The Birth of the Dictionary
Among Johnson’s principal aims, he wrote, was to produce a volume, ‘for the use of such as aspire to exactness of criticism or elegance of style’. H.P. Collins assesses whether he succeeded.
‘Johnson was a wretched etymologist’, Macaulay.
‘I knew very well, Sir, what I was undertaking -and very well how to do it - and have done it very well’, Johnson.
In the Monthly Review of April 1755, there appeared the Advertisement which ran:
A Dictionary of the English Language; in which the words are deduced from their originals, and illustrated in their different significations by examples from the best writers; to which are prefixed a history of the language and an English grammar. By Samuel Johnson, A.M. Folio, 2 vols. £4 10s. Bound. Knapton; Longman; Hitch & Co; Miller; and Dodsley.
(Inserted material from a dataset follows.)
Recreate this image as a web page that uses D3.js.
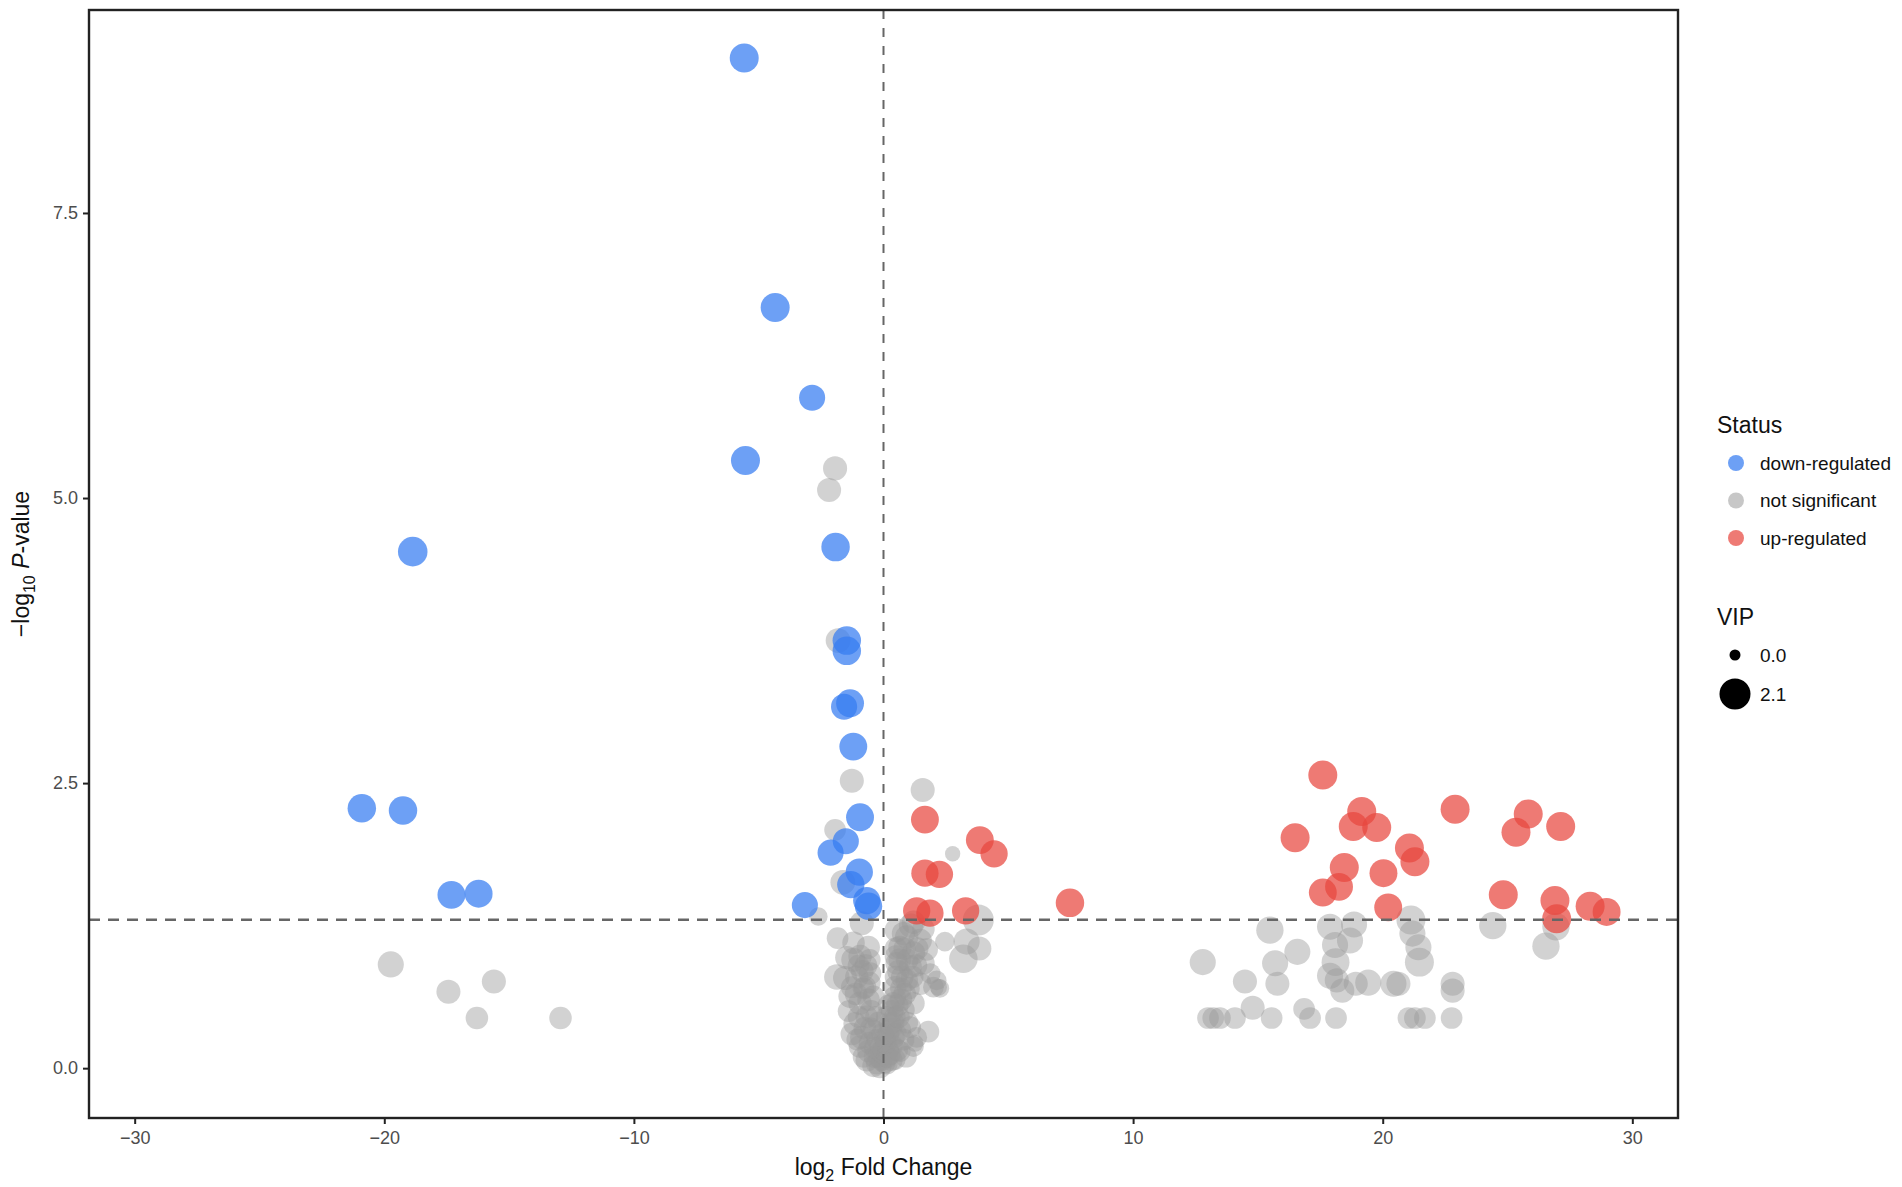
<!DOCTYPE html>
<html lang="en">
<head>
<meta charset="UTF-8">
<title>Volcano plot</title>
<style>
  body { margin: 0; background: #fff; font-family: "Liberation Sans", Arial, sans-serif; }
  .tick text { fill: #4d4d4d; font-size: 18px; }
</style>
</head>
<body>
<svg id="chart"></svg>
<script src="https://d3js.org/d3.v7.min.js"></script>
<script>
// [log2 fold change, -log10 p-value, VIP]
const downRegulated = [
  [-5.58, 8.86, 1.7], [-4.34, 6.67, 1.7], [-2.86, 5.88, 1.2], [-5.53, 5.33, 1.7],
  [-18.86, 4.53, 1.8], [-1.92, 4.57, 1.6], [-1.47, 3.75, 1.6], [-1.47, 3.66, 1.6],
  [-1.34, 3.20, 1.5], [-1.58, 3.17, 1.2], [-1.21, 2.82, 1.5], [-0.94, 2.20, 1.5],
  [-1.51, 1.99, 1.2], [-2.12, 1.89, 1.2], [-0.97, 1.72, 1.4], [-1.31, 1.61, 1.4],
  [-0.67, 1.47, 1.4], [-0.60, 1.42, 1.4], [-3.15, 1.43, 1.2], [-20.90, 2.28, 1.6],
  [-19.25, 2.26, 1.6], [-17.31, 1.52, 1.5], [-16.22, 1.53, 1.5]
];
const upRegulated = [
  [1.66, 2.18, 1.5], [3.86, 2.00, 1.5], [4.43, 1.88, 1.4], [1.66, 1.71, 1.4],
  [2.24, 1.70, 1.4], [1.33, 1.38, 1.4], [1.86, 1.36, 1.4], [3.29, 1.38, 1.4],
  [7.47, 1.45, 1.6], [17.60, 2.57, 1.7], [19.16, 2.25, 1.7], [18.82, 2.12, 1.7],
  [19.76, 2.11, 1.7], [16.49, 2.02, 1.7], [22.90, 2.27, 1.7], [21.07, 1.93, 1.7],
  [21.29, 1.81, 1.7], [18.46, 1.76, 1.7], [20.03, 1.71, 1.5], [18.25, 1.59, 1.5],
  [17.60, 1.54, 1.5], [20.22, 1.41, 1.5], [25.83, 2.23, 1.7], [25.34, 2.07, 1.7],
  [27.13, 2.12, 1.7], [24.83, 1.52, 1.7], [26.90, 1.47, 1.7], [26.97, 1.31, 1.7],
  [28.31, 1.42, 1.7], [28.97, 1.37, 1.5]
];
const notSignificant = [
  // far left
  [-19.74, 0.91, 1.2], [-17.43, 0.67, 0.9], [-15.61, 0.76, 0.9], [-16.29, 0.44, 0.7],
  [-12.94, 0.44, 0.7],
  // near zero, upper
  [-1.94, 5.26, 0.9], [-2.18, 5.07, 0.9], [-1.82, 3.75, 1.0], [-1.27, 2.52, 0.9],
  [1.57, 2.44, 0.9], [-1.94, 2.09, 0.6], [2.77, 1.88, 0.1], [-1.63, 1.63, 1.0],
  [-2.61, 1.33, 0.3], [3.80, 1.30, 2.1], [-0.87, 1.27, 0.9], [-1.84, 1.14, 0.6],
  [2.46, 1.11, 0.4], [3.33, 1.11, 1.2], [3.84, 1.05, 0.9], [3.20, 0.96, 1.6],
  [1.80, 0.32, 0.6], [1.26, 0.22, 0.2], [2.20, 0.71, 0.2],
  // central cluster, left arm
  [-0.61, 1.06, 0.8], [-0.94, 0.98, 0.8], [-1.21, 0.95, 0.9], [-1.54, 0.79, 0.9],
  [-1.07, 0.80, 0.8], [-0.54, 0.83, 0.7], [-1.34, 0.63, 0.8], [-0.94, 0.57, 0.8],
  [-1.14, 0.39, 0.8], [-0.67, 0.45, 0.7], [-0.87, 0.27, 0.8], [-0.54, 0.22, 0.7],
  [-0.34, 0.10, 0.7], [-0.14, 0.01, 0.7], [-0.27, 0.04, 0.6], [-0.40, 0.33, 0.6],
  [-0.14, 0.19, 0.6], [-0.07, 0.07, 0.6], [-0.74, 0.71, 0.7], [-0.40, 0.63, 0.6],
  [-1.27, 0.71, 0.6], [-1.27, 0.30, 0.7], [-0.94, 0.19, 0.7], [-0.67, 0.07, 0.7],
  [-0.40, 0.02, 0.7], [-1.87, 0.80, 1.1], [-1.47, 0.97, 0.8], [-0.50, 0.50, 0.7],
  [-0.60, 0.60, 0.7], [-0.80, 0.70, 0.6], [-0.85, 0.85, 0.7], [-1.00, 0.90, 0.6],
  [-0.70, 0.90, 0.7], [-0.50, 0.35, 0.6], [-0.75, 0.35, 0.7], [-1.00, 0.45, 0.6],
  [-0.60, 0.15, 0.7], [-0.80, 0.10, 0.6], [-1.05, 0.25, 0.6], [-1.10, 0.65, 0.7],
  [-1.40, 0.50, 0.6], [-0.30, 0.45, 0.6], [-0.20, 0.40, 0.6], [-0.55, 0.75, 0.6],
  [-1.20, 1.10, 0.7], [-0.55, 0.95, 0.6], [-0.20, 0.10, 0.6], [-0.10, 0.15, 0.6],
  [-0.25, 0.25, 0.6], [-0.35, 0.18, 0.6], [-0.05, 0.30, 0.6],
  // central cluster, right arm
  [0.53, 1.21, 0.9], [0.93, 1.15, 0.8], [1.47, 1.12, 0.8], [1.73, 1.04, 0.7],
  [1.20, 1.01, 0.8], [0.66, 1.06, 0.8], [1.60, 0.92, 0.7], [1.07, 0.89, 0.8],
  [0.53, 0.92, 0.7], [2.00, 0.71, 0.5], [2.26, 0.70, 0.3], [1.47, 0.74, 0.7],
  [0.93, 0.77, 0.7], [0.47, 0.71, 0.7], [1.20, 0.57, 0.7], [0.80, 0.51, 0.7],
  [0.40, 0.57, 0.7], [1.07, 0.36, 0.6], [0.66, 0.33, 0.7], [1.33, 0.27, 0.5],
  [1.20, 0.19, 0.5], [0.40, 0.27, 0.7], [0.26, 0.39, 0.7], [0.53, 0.16, 0.7],
  [0.13, 0.04, 0.6], [0.19, 0.16, 0.6], [0.33, 0.07, 0.6], [0.13, 0.45, 0.6],
  [0.50, 0.80, 0.7], [0.50, 0.98, 0.7], [0.06, 0.27, 0.6], [0.00, 0.16, 0.6],
  [1.87, 0.83, 0.5], [2.13, 0.77, 0.4], [0.80, 1.18, 0.8], [1.10, 1.25, 0.9],
  [0.70, 0.70, 0.6], [0.90, 0.10, 0.6], [0.45, 0.45, 0.6], [0.35, 0.20, 0.6],
  [1.20, 1.28, 0.8], [1.60, 1.22, 0.7], [0.05, 0.05, 0.6], [0.15, 0.10, 0.6],
  [0.25, 0.12, 0.6], [0.10, 0.22, 0.6], [0.20, 0.30, 0.6], [0.30, 0.35, 0.6],
  [0.40, 0.40, 0.6], [0.50, 0.30, 0.6], [0.35, 0.50, 0.7], [0.55, 0.55, 0.7],
  [0.20, 0.55, 0.6], [0.45, 0.62, 0.7], [0.60, 0.45, 0.7], [0.70, 0.60, 0.7],
  [0.85, 0.65, 0.7], [0.75, 0.80, 0.7], [0.60, 0.85, 0.7], [0.95, 0.95, 0.7],
  [0.85, 1.05, 0.7], [1.00, 0.70, 0.7], [1.15, 0.80, 0.7], [1.30, 0.90, 0.7],
  [1.35, 1.05, 0.7], [0.50, 1.05, 0.7], [0.65, 0.95, 0.7], [0.95, 0.40, 0.6],
  [0.80, 0.25, 0.6], [0.65, 0.15, 0.6], [0.45, 0.08, 0.6],
  // far right
  [15.48, 1.21, 1.4], [12.79, 0.93, 1.2], [14.48, 0.76, 0.9], [15.69, 0.92, 1.2],
  [15.78, 0.74, 0.9], [16.58, 1.02, 1.2], [14.79, 0.53, 0.9], [13.00, 0.44, 0.6],
  [13.21, 0.44, 0.6], [13.48, 0.44, 0.6], [14.08, 0.44, 0.6], [15.55, 0.44, 0.6],
  [16.85, 0.52, 0.6], [17.09, 0.44, 0.6], [18.13, 0.44, 0.6], [17.89, 1.24, 1.2],
  [18.85, 1.26, 1.2], [18.69, 1.12, 1.2], [18.09, 1.08, 1.2], [18.11, 0.93, 1.5],
  [17.89, 0.81, 1.2], [18.16, 0.77, 0.9], [18.38, 0.68, 0.9], [18.92, 0.74, 0.9],
  [19.42, 0.75, 1.2], [20.43, 0.74, 1.2], [20.63, 0.74, 0.9], [21.13, 1.30, 1.7],
  [21.19, 1.18, 1.2], [21.43, 1.06, 1.2], [21.47, 0.93, 1.7], [22.80, 0.74, 0.9],
  [22.80, 0.68, 0.9], [21.03, 0.44, 0.6], [21.29, 0.44, 0.6], [21.69, 0.44, 0.6],
  [22.76, 0.44, 0.6], [24.41, 1.25, 1.4], [26.94, 1.24, 1.4], [26.54, 1.07, 1.4]
];

const statusNames = ['down-regulated', 'not significant', 'up-regulated'];
const statusColors = ['#357BF1', '#999999', '#E8473F'];
const statusOpacity = [0.72, 0.44, 0.72];
const vipBreaks = [0.0, 2.1];
const xTicks = [-30, -20, -10, 0, 10, 20, 30];
const yTicks = [0, 2.5, 5, 7.5];
const pThreshold = 1.301; // -log10(0.05)

const width = 1902, height = 1187;
const panel = { left: 89, right: 1678, top: 10, bottom: 1118 };

const svg = d3.select('#chart').attr('width', width).attr('height', height);

const x = d3.scaleLinear().domain([-31.83, 31.83]).range([panel.left, panel.right]);
const y = d3.scaleLinear().domain([-0.437, 9.28]).range([panel.bottom, panel.top]);
const r = d3.scaleSqrt().domain([0, 2.1]).range([5.5, 15.5]);
const color = d3.scaleOrdinal().domain(statusNames).range(statusColors);
const alpha = d3.scaleOrdinal().domain(statusNames).range(statusOpacity);

const points = [
  ...notSignificant.map(d => ({ fc: d[0], p: d[1], vip: d[2], status: 'not significant' })),
  ...downRegulated.map(d => ({ fc: d[0], p: d[1], vip: d[2], status: 'down-regulated' })),
  ...upRegulated.map(d => ({ fc: d[0], p: d[1], vip: d[2], status: 'up-regulated' }))
];

// points
svg.append('g')
  .selectAll('circle')
  .data(points)
  .enter()
  .append('circle')
  .attr('cx', d => x(d.fc))
  .attr('cy', d => y(d.p))
  .attr('r', d => r(d.vip))
  .attr('fill', d => color(d.status))
  .attr('fill-opacity', d => alpha(d.status));

// reference lines
svg.append('line')
  .attr('x1', x(0)).attr('x2', x(0))
  .attr('y1', panel.top).attr('y2', panel.bottom)
  .attr('stroke', '#666').attr('stroke-width', 2)
  .attr('stroke-dasharray', '9,9');
svg.append('line')
  .attr('x1', panel.left).attr('x2', panel.right)
  .attr('y1', y(pThreshold)).attr('y2', y(pThreshold))
  .attr('stroke', '#666').attr('stroke-width', 2.5)
  .attr('stroke-dasharray', '11,8');

// axes
const xAxis = svg.append('g')
  .attr('transform', `translate(0,${panel.bottom})`)
  .call(d3.axisBottom(x).tickValues(xTicks).tickSize(6).tickPadding(7).tickSizeOuter(0));
const yAxis = svg.append('g')
  .attr('transform', `translate(${panel.left},0)`)
  .call(d3.axisLeft(y).tickValues(yTicks).tickFormat(d3.format('.1f')).tickSize(6).tickPadding(5).tickSizeOuter(0));
[xAxis, yAxis].forEach(a => {
  a.select('.domain').remove();
  a.selectAll('.tick line').attr('stroke', '#222').attr('stroke-width', 2);
  a.selectAll('.tick text').attr('font-family', '"Liberation Sans", Arial, sans-serif');
});

// panel border
svg.append('rect')
  .attr('x', panel.left).attr('y', panel.top)
  .attr('width', panel.right - panel.left).attr('height', panel.bottom - panel.top)
  .attr('fill', 'none').attr('stroke', '#222').attr('stroke-width', 2.4);

// axis titles
const xTitle = svg.append('text')
  .attr('x', (panel.left + panel.right) / 2).attr('y', 1175)
  .attr('text-anchor', 'middle').attr('font-size', 23).attr('fill', '#111');
xTitle.append('tspan').text('log');
xTitle.append('tspan').attr('dy', 6).attr('font-size', 16).text('2');
xTitle.append('tspan').attr('dy', -6).text(' Fold Change');

const yTitle = svg.append('text')
  .attr('transform', `translate(29,${(panel.top + panel.bottom) / 2}) rotate(-90)`)
  .attr('text-anchor', 'middle').attr('font-size', 23).attr('fill', '#111');
yTitle.append('tspan').text('\u2212log');
yTitle.append('tspan').attr('dy', 6).attr('font-size', 16).text('10');
yTitle.append('tspan').attr('dy', -6).text(' ');
yTitle.append('tspan').attr('font-style', 'italic').text('P');
yTitle.append('tspan').text('-value');

// legend: status
const legX = 1717;
svg.append('text').attr('x', legX).attr('y', 433)
  .attr('font-size', 23).attr('fill', '#111').text('Status');
const statusItems = svg.append('g')
  .selectAll('g')
  .data(statusNames)
  .enter()
  .append('g')
  .attr('transform', (d, i) => `translate(0,${463 + i * 37.5})`);
statusItems.append('circle')
  .attr('cx', 1736).attr('cy', 0).attr('r', 8)
  .attr('fill', d => color(d)).attr('fill-opacity', d => Math.max(alpha(d), 0.55));
statusItems.append('text')
  .attr('x', 1760).attr('dy', '0.35em')
  .attr('font-size', 19).attr('fill', '#111')
  .text(d => d);

// legend: VIP
svg.append('text').attr('x', legX).attr('y', 625)
  .attr('font-size', 23).attr('fill', '#111').text('VIP');
const vipItems = svg.append('g')
  .selectAll('g')
  .data(vipBreaks)
  .enter()
  .append('g')
  .attr('transform', (d, i) => `translate(0,${[655, 694][i]})`);
vipItems.append('circle')
  .attr('cx', 1735).attr('cy', 0).attr('r', d => r(d))
  .attr('fill', '#000');
vipItems.append('text')
  .attr('x', 1760).attr('dy', '0.35em')
  .attr('font-size', 19).attr('fill', '#111')
  .text(d => d3.format('.1f')(d));
</script>
</body>
</html>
His aged mother, we know, was ‘counting the days’ till April 15th; and nobody understood him better than she. To the hypochondriac and born procrastinator, it had been a heavy task; indeed, it was ‘easier to write poetry than to compose a Dictionary’. His mind was ‘less upon the stretch’ when versifying, or so he told Thomas Blacklock, the poet, in 1773. Also, he was, to his loss and ours, impatient of research.